MySQL only supports the ``nowait`` parameter from version 8.0.1.
MariaDB only supports ``nowait`` from version 10.3.
Multiple databases
==================
Since django-sequences relies on the database to guarantee transactional
integrity, the current value for a given sequence must be stored in the same
database as models containing generated values.
In a project that uses multiple databases, you must write a suitable database
router to create tables for the ``sequences`` application on all databases
storing models containing sequential numbers.

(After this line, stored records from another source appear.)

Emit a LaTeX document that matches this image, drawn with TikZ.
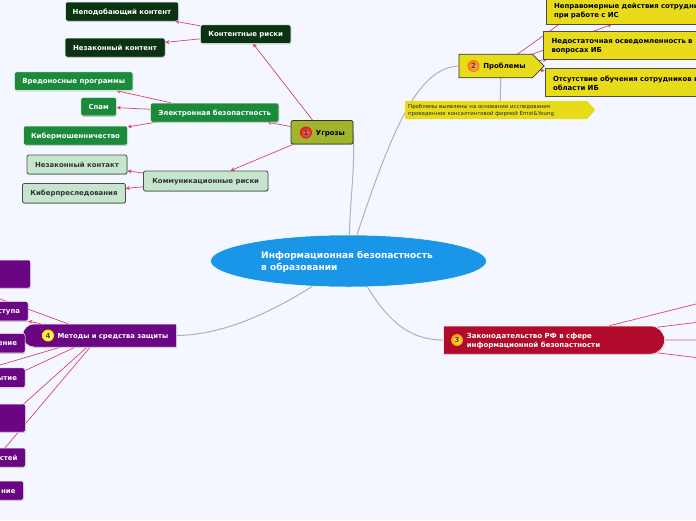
\documentclass[tikz,border=0pt]{standalone}
\usepackage{fontspec}
\setmainfont{DejaVu Sans}
\usetikzlibrary{%
  arrows.meta,
  shapes.geometric,shapes.misc,shapes.symbols,
  shadows
}
\definecolor{pagebg}{HTML}{F4F7FF}
\definecolor{linkred}{HTML}{D8456C}
\definecolor{rootblue}{HTML}{1A96E8}
\definecolor{darkleaf}{HTML}{0A3312}
\definecolor{midleaf}{HTML}{1B8A3B}
\definecolor{paleleaf}{HTML}{C5E6CC}
\definecolor{threatolive}{HTML}{A0B52C}
\definecolor{problemyellow}{HTML}{E8DC1A}
\definecolor{lawred}{HTML}{B10A2A}
\definecolor{methodpurple}{HTML}{6A0583}
\pgfdeclarelayer{edges}
\pgfsetlayers{edges,main}
\newcommand\toppad[1]{\rule{0pt}{#1}}
\tikzset{
  box/.style={draw=white,line width=0.5pt,rounded corners=2pt,font=\bfseries\fontsize{6.95}{9}\selectfont,
    inner sep=0pt,align=center,drop shadow={shadow xshift=0.5pt,shadow yshift=-0.8pt,opacity=0.45}},
  oneline/.style={text height=7pt,text depth=1.5pt},
  darkbox/.style={box,oneline,fill=darkleaf,text=white},
  midbox/.style={box,oneline,fill=midleaf,text=white},
  palebox/.style={box,oneline,fill=paleleaf,draw=black!70,line width=0.8pt,text=black!80},
  yellowbox/.style={box,fill=problemyellow,draw=black!70,line width=0.8pt,rounded corners=0pt,
    text=black,align=left,text width=192pt,minimum height=28pt,inner xsep=8pt},
  purplebox/.style={box,oneline,fill=methodpurple,text=white,align=right},
  badge/.style={circle,minimum size=12pt,inner sep=0pt,shading=radial,font=\bfseries\fontsize{7}{7}\selectfont,text=black!75},
  link/.style={linkred,line width=0.7pt,-{Stealth[length=4pt,width=4pt]}},
  branch/.style={gray!60,line width=1pt}
}
\begin{document}
\begin{tikzpicture}[x=1pt,y=-1pt]
  \clip (0,0) rectangle (696,520);
  \begin{pgfonlayer}{edges}
    \fill[pagebg] (0,0) rectangle (696,520);
  \end{pgfonlayer}

  \node[ellipse,fill=rootblue,draw=white,line width=0.5pt,minimum width=276pt,minimum height=52pt,inner sep=0pt,
    text=white,font=\bfseries\fontsize{9.05}{11.2}\selectfont,align=left] (root) at (348.5,261) {\hspace*{-3pt}\toppad{9pt}Информационная безопастность\\\hspace*{-3pt}в образовании};

  % threats
  \node[box,oneline,fill=threatolive,draw=black!80,line width=0.8pt,minimum width=62pt,minimum height=23.5pt,text=black] (threat) at (322,132.3) {\hspace*{17pt}Угрозы};
  \node[badge,inner color=red!55!white,outer color=red!85!black!90] (threatnum) at (306,132.5) {1};
  \node[darkbox,minimum width=90.5pt,minimum height=18.5pt] (content) at (245.7,34.2) {Контентные риски};
  \node[darkbox,minimum width=113pt,minimum height=19pt] (unfit) at (122,11.5) {Неподобающий контент};
  \node[darkbox,minimum width=100pt,minimum height=19pt] (illegal) at (115,47.5) {Незаконный контент};
  \node[midbox,minimum width=128.5pt,minimum height=19pt] (esafe) at (214.7,112.5) {Электронная безопастность};
  \node[midbox,minimum width=118.5pt,minimum height=18.5pt] (malware) at (73.7,81.2) {Вредоносные программы};
  \node[midbox,minimum width=35.5pt,minimum height=18.5pt] (spam) at (98.7,106.7) {Спам};
  \node[midbox,minimum width=104pt,minimum height=19pt] (fraud) at (75.5,135.5) {Кибермошенничество};
  \node[palebox,minimum width=124.5pt,minimum height=20pt] (comm) at (205.7,181) {Коммуникационные риски};
  \node[palebox,minimum width=100pt,minimum height=19pt] (contact) at (77,164.5) {Незаконный контакт};
  \node[palebox,minimum width=103pt,minimum height=19.5pt] (stalk) at (74,193.2) {Киберпреследования};

  % problems
  \node[signal,signal to=east,signal pointer angle=90,anchor=west,fill=problemyellow,draw=black!80,line width=0.8pt,text width=73.5pt,minimum height=23.5pt,
    inner sep=0pt,align=left,font=\bfseries\fontsize{6.95}{9}\selectfont] (problem) at (458.5,66) {\hspace*{24.5pt}\toppad{7pt}Проблемы};
  \node[badge,inner color=orange!50!white,outer color=orange!90!red] (problemnum) at (473.5,66) {2};
  \coordinate (problemhub) at (501,66);
  \node[yellowbox] (misuse) at (650,10) {\toppad{7.5pt}Неправомерные действия сотрудников\\при работе с ИС};
  \node[yellowbox] (aware) at (647.5,45) {\toppad{7.5pt}Недостаточная осведомленность в\\вопросах ИБ};
  \node[yellowbox] (training) at (649,82) {\toppad{7.5pt}Отсутствие обучения сотрудников в\\области ИБ};
  \node[signal,signal to=east,signal pointer angle=96,anchor=west,fill=problemyellow,text width=176pt,minimum height=18pt,inner xsep=3pt,inner ysep=0pt,
    align=left,font=\fontsize{5.4}{7}\selectfont,text=black!85] (note) at (405,110) {\toppad{5pt}Проблемы выявлены на основании исследования\\проведенное консалтинговой фирмой Ernst\&Young};
  \coordinate (notehub) at (500,110);
  \coordinate (hidden) at (600,-5);

  % law
  \node[rounded rectangle,rounded rectangle west arc=none,fill=lawred,draw=white,line width=0.5pt,minimum width=221pt,minimum height=28pt,inner sep=0pt,
    text=white,align=left,font=\bfseries\fontsize{7.04}{9}\selectfont,drop shadow={shadow xshift=0.5pt,shadow yshift=-0.8pt,opacity=0.45}] (law) at (552.5,340) {\hspace*{-38pt}\toppad{7pt}Законодательство РФ в сфере\\\hspace*{-38pt}информационной безопастности};
  \node[badge,inner color=yellow!60!white,outer color=orange!80!yellow] (lawnum) at (457,340) {3};
  \coordinate (lawa) at (700,303);
  \coordinate (lawb) at (700,322);
  \coordinate (lawc) at (700,340);
  \coordinate (lawd) at (700,358);

  % methods
  \node[rounded rectangle,rounded rectangle east arc=none,fill=methodpurple,draw=white,line width=0.5pt,minimum width=154pt,minimum height=23pt,inner sep=0pt,oneline,
    text=white,font=\bfseries\fontsize{6.82}{9}\selectfont,drop shadow={shadow xshift=0.5pt,shadow yshift=-0.8pt,opacity=0.45}] (method) at (100,335.5) {\hspace*{26pt}Методы и средства защиты};
  \node[badge,inner color=yellow!50!white,outer color=yellow!85!orange] (methodnum) at (48,335.5) {4};
  \node[purplebox,minimum width=197pt,minimum height=28pt] (mfirst) at (-68,274) {};
  \node[purplebox,minimum height=19.5pt,text width=84pt,inner xsep=8pt] (maccess) at (-22,311.2) {ступа};
  \node[purplebox,minimum height=19.5pt,text width=84pt,inner xsep=8pt] (mchange) at (-25,343.2) {ение};
  \node[purplebox,minimum height=19.5pt,text width=120pt,inner xsep=8pt] (mhide) at (-43,377.7) {ытие};
  \node[purplebox,minimum width=203pt,minimum height=28pt] (mlarge) at (-76,418) {};
  \node[purplebox,minimum height=19pt,text width=107pt,inner xsep=8pt] (mvuln) at (-36,457.5) {стей};
  \node[purplebox,minimum height=19pt,text width=93pt,inner xsep=8pt] (mlast) at (-31,490.5) {ние};

  \begin{pgfonlayer}{edges}
    \foreach \from/\to in {threat/content,threat/esafe,threat/comm,content/unfit,content/illegal,
      esafe/malware,esafe/spam,esafe/fraud,comm/contact,comm/stalk,
      problemhub/misuse,problemhub/aware,problemhub/training,problemhub/hidden,
      law/lawa,law/lawb,law/lawd,
      method/mfirst,method/maccess,method/mchange,method/mhide,method/mlarge,method/mvuln,method/mlast} {
      \draw[link] (\from) -- (\to);
    }
    \draw[linkred!50,line width=1.2pt] (law) -- (lawc);
    \draw[branch] (root.88) .. controls (350,200) and (355,170) .. (threat.east);
    \draw[branch] (root.72) .. controls (395,120) and (420,68) .. (problem.west);
    \draw[branch] (root.-54) .. controls (385,315) and (405,340) .. (law.west);
    \draw[branch] (root.215) .. controls (275,310) and (225,335) .. (method.east);
    \draw[branch] (problemhub) -- (notehub);
  \end{pgfonlayer}
\end{tikzpicture}
\end{document}
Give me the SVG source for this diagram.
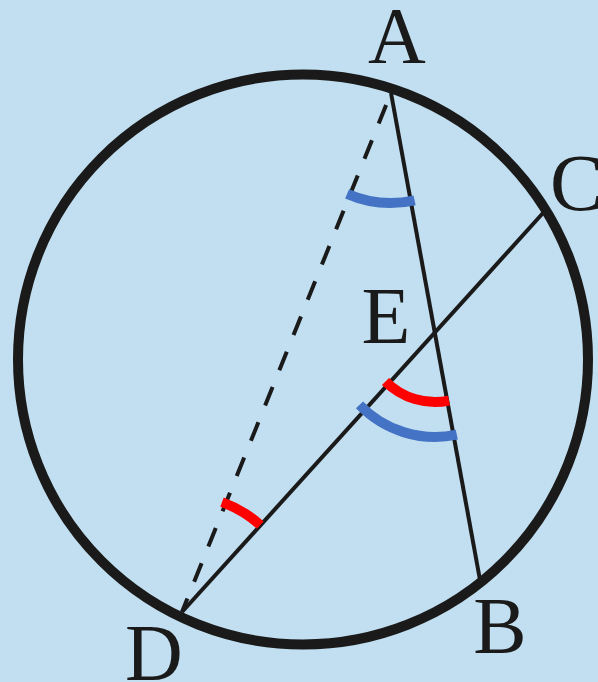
<svg xmlns="http://www.w3.org/2000/svg" width="598" height="682" viewBox="0 0 598 682">
  <style>
    .lbl { font-family: "Liberation Serif", "Times New Roman", serif; font-size: 80px; fill: #1a1a1a; }
    .seg { stroke: #1a1a1a; stroke-width: 4; fill: none; }
    .dash { stroke-dasharray: 20 18; stroke-dashoffset: 25; }
    .blue { stroke: #4472C4; stroke-width: 10; fill: none; }
    .red { stroke: #FF0000; stroke-width: 10; fill: none; }
  </style>
  <rect width="598" height="682" fill="#C1DFF0"/>
  <g id="connectors">
    <line class="seg dash" x1="391" y1="93" x2="182" y2="612"/>
    <line class="seg" x1="391" y1="93" x2="480" y2="580"/>
    <line class="seg" x1="543" y1="213" x2="182" y2="612"/>
  </g>
  <g id="circle">
    <circle cx="303" cy="359.5" r="285" fill="none" stroke="#1a1a1a" stroke-width="10"/>
  </g>
  <g id="angles">
    <path class="blue" d="M347.1,193.9 A110,110 0 0 0 414.6,200.4"/>
    <path class="blue" d="M359.5,404.9 A105,105 0 0 0 456.8,434.7"/>
    <path class="red" d="M385.5,381.5 A70,70 0 0 0 449,400.6"/>
    <path class="red" d="M222,502.1 A117,117 0 0 1 260.3,525.1"/>
  </g>
  <g id="A"><text class="lbl" x="397" y="63" text-anchor="middle">A</text></g>
  <g id="B"><text class="lbl" x="500" y="653" text-anchor="middle">B</text></g>
  <g id="C"><text class="lbl" x="550" y="210">C</text></g>
  <g id="D"><text class="lbl" x="154" y="680" text-anchor="middle">D</text></g>
  <g id="E"><text class="lbl" x="386" y="343" text-anchor="middle">E</text></g>
</svg>
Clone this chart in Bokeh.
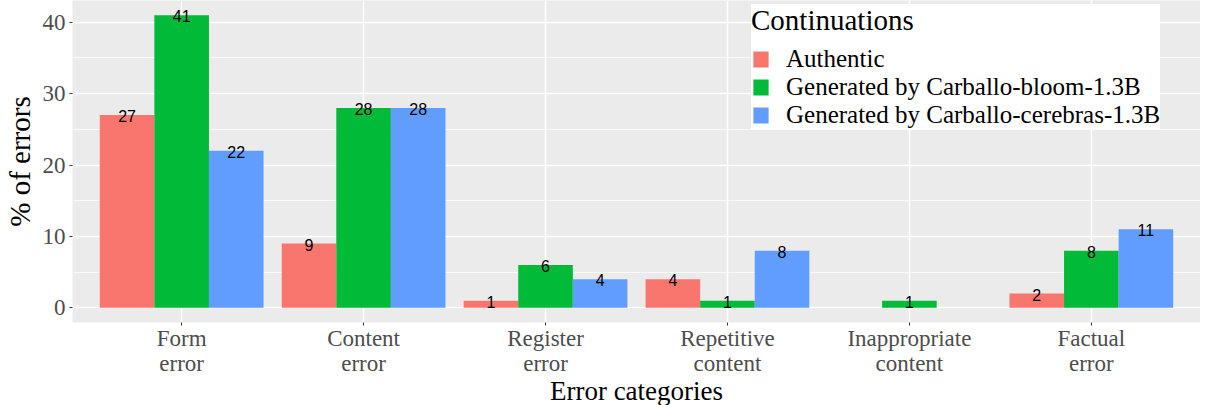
from bokeh.plotting import figure
from bokeh.models import ColumnDataSource, FactorRange, FixedTicker, Legend, LegendItem, Range1d
from bokeh.transform import dodge
from bokeh.core.properties import value
from bokeh.embed import file_html
from bokeh.resources import INLINE

categories = ["Form\nerror", "Content\nerror", "Register\nerror", "Repetitive\ncontent",
              "Inappropriate\ncontent", "Factual\nerror"]
series = ["Authentic", "Generated by Carballo-bloom-1.3B", "Generated by Carballo-cerebras-1.3B"]
authentic = [27, 9, 1, 4, 0, 2]
bloom = [41, 28, 6, 1, 1, 8]
cerebras = [22, 28, 4, 8, 0, 11]
y_ticks = [0, 10, 20, 30, 40]
y_minor = [5, 15, 25, 35]

colors = ["#F8766D", "#00BA38", "#619CFF"]
offsets = [-0.3, 0.0, 0.3]
values = [authentic, bloom, cerebras]

SERIF = "Liberation Serif"

p = figure(x_range=FactorRange(*categories, range_padding=0.1, range_padding_units="absolute"),
           y_range=Range1d(-2.05, 43.05),
           width=1200, height=408, output_backend="svg", toolbar_location=None,
           min_border_left=65, min_border_right=0, min_border_top=0, min_border_bottom=10,
           background_fill_color="#EBEBEB", border_fill_color="white", outline_line_color=None)

renderers = []
for s, vals, col, off in zip(series, values, colors, offsets):
    src = ColumnDataSource(dict(cat=categories, val=vals))
    r = p.vbar(x=dodge("cat", off, range=p.x_range), top="val", bottom=0, width=0.3,
               source=src, fill_color=col, line_color=None)
    renderers.append(r)
    lab_cats = [c for c, v in zip(categories, vals) if v != 0]
    lab_vals = [v for v in vals if v != 0]
    lsrc = ColumnDataSource(dict(cat=lab_cats, val=lab_vals, txt=[str(v) for v in lab_vals]))
    p.text(x=dodge("cat", off, range=p.x_range), y="val", text="txt", source=lsrc,
           text_font=value("Liberation Sans"), text_font_size="16px", text_color="black",
           text_align="center", text_baseline="alphabetic", y_offset=1)

# grids
p.xgrid.grid_line_color = "white"
p.xgrid.grid_line_width = 1.5
p.ygrid.grid_line_color = "white"
p.ygrid.grid_line_width = 1.5
p.ygrid.minor_grid_line_color = "white"
p.ygrid.minor_grid_line_width = 0.7

# axes
p.yaxis.ticker = FixedTicker(ticks=y_ticks, minor_ticks=y_minor)
for ax in (p.xaxis[0], p.yaxis[0]):
    ax.axis_line_color = None
    ax.major_tick_line_color = "#333333"
    ax.major_tick_out = 3
    ax.major_tick_in = 0
    ax.minor_tick_line_color = None
    ax.major_label_text_color = "#4D4D4D"
    ax.major_label_text_font = SERIF
    ax.major_label_text_font_size = "23px"
    ax.axis_label_text_font = SERIF
    ax.axis_label_text_font_style = "normal"
    ax.axis_label_text_color = "black"

p.yaxis.major_label_standoff = 3
p.yaxis.axis_label = "% of errors"
p.yaxis.axis_label_text_font_size = "29px"
p.yaxis.axis_label_standoff = 4

p.xaxis.major_label_standoff = 0
p.xaxis.major_label_text_line_height = 1.0
p.xaxis.axis_label = "Error categories"
p.xaxis.axis_label_text_font_size = "27px"
p.xaxis.axis_label_standoff = -3

legend = Legend(items=[LegendItem(label=s, renderers=[r]) for s, r in zip(series, renderers)],
                location=(679, 193), title="Continuations",
                title_text_font=SERIF, title_text_font_size="29px", title_text_font_style="normal",
                title_text_color="black", title_standoff=8,
                label_text_font=SERIF, label_text_font_size="25px", label_text_color="black",
                label_text_line_height=0.85,
                glyph_width=19, glyph_height=20, label_standoff=16, spacing=0,
                padding=8, margin=0, border_line_color=None,
                background_fill_color="white", background_fill_alpha=1.0)
p.add_layout(legend)

open("out.html", "w").write(file_html(p, INLINE))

Each database has its own namespace: a sequence with the same name stored in
two databases will have independent counters in each database.
Isolation levels
================
Since django-sequences relies on the database's transactional integrity, using
a non-default transaction isolation level requires special care.
* **read uncommitted:** django-sequences cannot work at this isolation level.
Indeed, concurrent transactions can create gaps, as in this scenario:
* Transaction A reads N and writes N + 1;
* Transaction B reads N + 1 (dirty read) and writes N + 2;
* Transaction A is rolled back;
* Transaction B is committed;
* N + 1 is a gap.
The read uncommitted isolation level doesn't provide sufficient guarantees.
It will never be supported.
* **read committed:** django-sequences works best at this isolation level,
like Django itself.
* **repeatable read:** django-sequences also works at this isolation level,
provided your code handles serialization failures and retries transactions.
This requirement isn't specific to django-sequences. It's generally needed
when running at the repeatable read isolation level.
Here's a scenario where only one of two concurrent transactions can
complete on PostgreSQL:
* Transaction A reads N and writes N + 1;
* Transaction B attemps to read; it must wait until transaction A completes;
* Transaction A is committed;
* Transaction B is aborted.
On PostgreSQL, serialization failures are reported as: ``OperationalError:
could not serialize access due to concurrent update``.
On MySQL, they result in: ``OperationalError: (1213, 'Deadlock found when
trying to get lock; try restarting transaction')``.
Concurrent transactions initializing the same sequence are also vulnerable,
although that's hardly ever a problem in practice.
On PostgreSQL, this manifests as ``IntegrityError: duplicate key value
violates unique constraint "sequences_sequence_pkey"``.
* **serializable:** the situation is identical to the repeatable read level.
SQLite always runs at the serializable isolation level. Serialization
failures result in: ``OperationalError: database is locked``.
Contributing
============
Prepare a development environment:
* Install Poetry_.
* Run ``poetry install``.
* Run ``poetry shell`` to load the development environment.
Prepare testing databases:
* Install PostgreSQL, MariaDB, and Oracle.
* Create a database called ``sequences``, owned by a user called ``sequences``
with password ``sequences``, with permissions to create a ``test_sequences``
test database. You may override these values with environment variables; see
``tests/*_settings.py`` for details.
Make changes:
* Make changes to the code, tests, or docs.
* Run ``make style`` and fix any flake8 violations.
* Run ``make test`` to run the set suite on all databases.
Iterate until you're happy.
Check quality and submit your changes:
* Install tox_.
* Run ``tox`` to test on all Python and Django versions and all databases.
* Submit a pull request.
.. _Poetry: https://python-poetry.org/
.. _tox: https://tox.readthedocs.io/
Releasing
=========
Increment version number X.Y in ``pyproject.toml``.
Commit, tag, and push the change:
.. code:: shell-session
$ git commit -m "Bump version number".
$ git tag X.Y
$ git push
$ git push --tags
Build and publish the new version:
.. code:: shell-session
$ poetry build
$ poetry publish
Changelog
=========
2.7
---
* Sequence values can go up to ``2 ** 63 - 1`` instead of ``2 ** 31 - 1``
previously. The exact limit depends on the database backend.
Migration ``0002_alter_sequence_last.py`` changes the field storing sequence
values from ``PositiveIntegerField`` to ``PositiveBigIntegerField``. Running
it requires an exclusive lock on the table, which prevents other operations,
including reads.
If you have many distinct sequences, e.g. if you create one sequence per user
and you have millions of users, review how the migration will affect your app
before running it or skip it with ``migrate --fake``.
2.6
---
* Improve documentation.
2.5
---
* Fix Japanese and Turkish translations.
* Restore compatibility with Python 3.5.
* Support relabeling the ``sequences`` app with a custom ``AppConfig``.
2.4
---
* Add the ``get_last_value`` function.
* Add the ``Sequence`` class.
2.3
---
* Optimize performance on MySQL.
* Test on MySQL, SQLite and Oracle.
2.2
---
* Optimize performance on PostgreSQL ≥ 9.5.
2.1
---
* Provide looping sequences with ``reset_value``.
2.0
---
* Add support for multiple databases.
* Add translations.
* ``nowait`` becomes keyword-only argument.
* Drop support for Python 2.
1.0
---
* Initial stable release.